(SET TASK) Using the data below, copy each line that includes the word "chart".

===============

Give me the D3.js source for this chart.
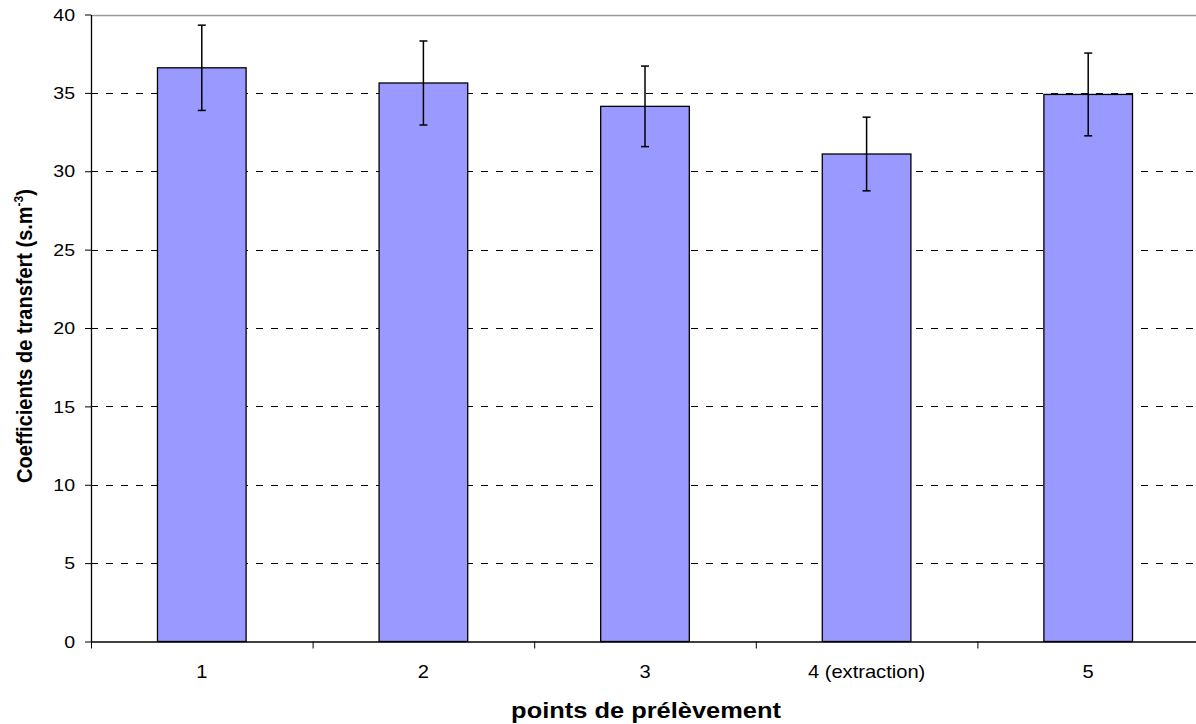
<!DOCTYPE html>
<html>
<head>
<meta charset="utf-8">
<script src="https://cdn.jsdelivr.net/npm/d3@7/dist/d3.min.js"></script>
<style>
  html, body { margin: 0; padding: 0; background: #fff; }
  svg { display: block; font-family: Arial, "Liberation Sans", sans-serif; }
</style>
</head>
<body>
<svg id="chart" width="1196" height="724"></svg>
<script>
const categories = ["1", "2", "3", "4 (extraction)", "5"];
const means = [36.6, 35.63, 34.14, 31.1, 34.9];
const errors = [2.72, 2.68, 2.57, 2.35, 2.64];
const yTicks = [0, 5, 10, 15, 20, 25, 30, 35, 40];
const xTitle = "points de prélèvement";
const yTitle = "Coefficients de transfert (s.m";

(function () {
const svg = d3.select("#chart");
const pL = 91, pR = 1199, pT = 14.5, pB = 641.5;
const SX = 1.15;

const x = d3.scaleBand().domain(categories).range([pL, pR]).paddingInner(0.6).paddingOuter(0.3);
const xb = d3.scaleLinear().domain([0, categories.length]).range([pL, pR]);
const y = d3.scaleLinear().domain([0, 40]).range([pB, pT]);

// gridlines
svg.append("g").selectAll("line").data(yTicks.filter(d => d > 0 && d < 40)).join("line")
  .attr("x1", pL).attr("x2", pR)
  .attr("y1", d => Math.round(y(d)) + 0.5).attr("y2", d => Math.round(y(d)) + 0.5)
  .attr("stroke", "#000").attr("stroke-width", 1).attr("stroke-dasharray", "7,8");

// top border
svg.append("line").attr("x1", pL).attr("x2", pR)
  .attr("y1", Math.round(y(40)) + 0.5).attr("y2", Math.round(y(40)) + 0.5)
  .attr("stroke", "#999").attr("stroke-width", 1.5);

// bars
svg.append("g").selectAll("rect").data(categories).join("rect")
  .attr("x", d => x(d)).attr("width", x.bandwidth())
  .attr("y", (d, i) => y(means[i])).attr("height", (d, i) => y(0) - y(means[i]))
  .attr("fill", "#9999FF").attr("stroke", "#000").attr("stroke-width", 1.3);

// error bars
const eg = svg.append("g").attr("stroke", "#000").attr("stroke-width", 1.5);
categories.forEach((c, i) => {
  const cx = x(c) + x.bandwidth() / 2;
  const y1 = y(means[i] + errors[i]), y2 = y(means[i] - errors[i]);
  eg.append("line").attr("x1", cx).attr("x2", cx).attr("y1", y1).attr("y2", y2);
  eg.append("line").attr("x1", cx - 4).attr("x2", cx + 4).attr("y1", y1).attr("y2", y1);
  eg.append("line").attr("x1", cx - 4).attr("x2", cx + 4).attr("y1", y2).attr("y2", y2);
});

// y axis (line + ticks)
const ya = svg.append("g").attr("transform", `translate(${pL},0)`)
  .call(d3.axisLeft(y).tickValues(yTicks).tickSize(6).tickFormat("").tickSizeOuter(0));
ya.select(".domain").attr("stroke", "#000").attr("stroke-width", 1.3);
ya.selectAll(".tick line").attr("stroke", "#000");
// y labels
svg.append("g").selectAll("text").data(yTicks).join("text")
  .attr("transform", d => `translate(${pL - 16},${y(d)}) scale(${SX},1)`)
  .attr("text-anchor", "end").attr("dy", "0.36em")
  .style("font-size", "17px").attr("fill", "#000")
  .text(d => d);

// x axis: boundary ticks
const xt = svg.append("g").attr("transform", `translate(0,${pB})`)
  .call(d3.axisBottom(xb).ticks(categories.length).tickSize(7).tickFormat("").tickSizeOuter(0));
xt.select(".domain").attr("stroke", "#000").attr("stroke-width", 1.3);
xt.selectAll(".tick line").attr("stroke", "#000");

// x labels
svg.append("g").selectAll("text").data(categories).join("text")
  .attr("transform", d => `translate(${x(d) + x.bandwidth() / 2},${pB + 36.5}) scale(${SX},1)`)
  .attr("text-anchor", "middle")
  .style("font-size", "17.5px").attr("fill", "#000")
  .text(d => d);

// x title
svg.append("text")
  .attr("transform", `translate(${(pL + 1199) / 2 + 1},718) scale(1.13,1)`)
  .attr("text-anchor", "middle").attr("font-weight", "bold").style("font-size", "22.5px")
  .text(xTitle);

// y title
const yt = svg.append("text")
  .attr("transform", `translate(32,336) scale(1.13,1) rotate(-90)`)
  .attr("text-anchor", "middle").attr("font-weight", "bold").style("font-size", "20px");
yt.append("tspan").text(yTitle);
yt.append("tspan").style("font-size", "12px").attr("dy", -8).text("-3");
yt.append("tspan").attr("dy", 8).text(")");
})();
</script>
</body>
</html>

===============

(SOLUTION TO THIS EXERCISE)
Give me the D3.js source for this chart.
<svg id="chart" width="1196" height="724"></svg>
const svg = d3.select("#chart");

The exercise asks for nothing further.